We have highlighted examples of damp and mould cases published since the report, as part of our routine publication of casebook which has now reached nearly 3,000 decisions. These cases focus on where the landlord’s communication and specifically use of the term ‘lifestyle’ has been raised in the assessment:
- A complaint from a Torus 62 resident (ref 202102544) about mould growth where we found that the landlord’s language around the causes of condensation was heavy-handed and unreasonably attributed blame to the resident. We ordered the landlord to review its handling of the case and avoid automatically apportioning blame to residents, or using language that leaves residents feeling blamed, when assessing the cause of condensation dampness.
- We made a finding of no maladministration in a case about Harlow District Council (ref 202012770) concerning mould at a resident’s property but noted use of the term ‘lifestyle’ in the landlord’s complaint response when referring to the cause of the mould. We recommended that the landlord review this in line with its Spotlight report.

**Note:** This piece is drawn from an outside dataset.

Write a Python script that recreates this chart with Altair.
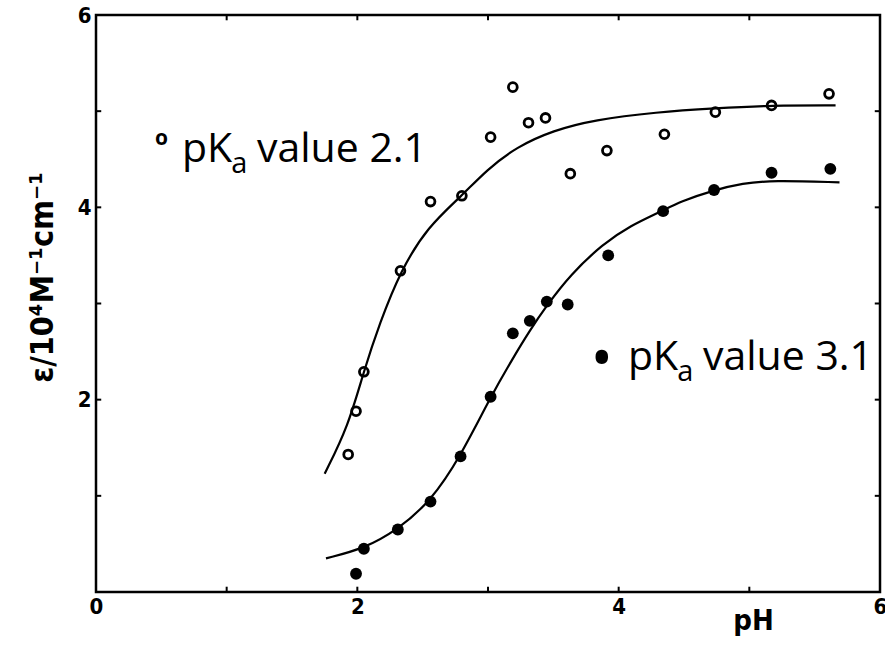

- A Westward Housing Group case (ref 202117711) where we found it was reasonable for the landlord to recommend lifestyle changes as a first line attempt to manage the ongoing problem, although the resident should have been encouraged to report back if this was unsuccessful, or if the problem worsened, which the landlord said it did. The resident said she had been wrongly informed that the damp and mould was due to her lifestyle and felt discouraged from reporting further issues.
- We recommended that North Tyneside Council (ref 202109787) consider the appropriateness of citing ‘lifestyle’ as a cause of damp. In this case the landlord’s response to the report of damp was reasonable and prompt and no maladministration found but in its report, we raised the use of the term ‘lifestyle’ when actions by the resident may be the consequence of limited choices, and questioned if this term should be used, as it can give the impression of blaming the resident for the problem.
- A Barking and Dagenham case (ref 202017534) where the landlord initially indicated that the damp issue the resident complained about was due to lifestyle but when it reviewed the case some months later found there was a leak from a flat above that it had previously been aware of.
The letter also refers to our Complaint Handling Code which stresses the importance of landlords having open and accessible complaints procedures, and using our powers to escalate complaints where appropriate.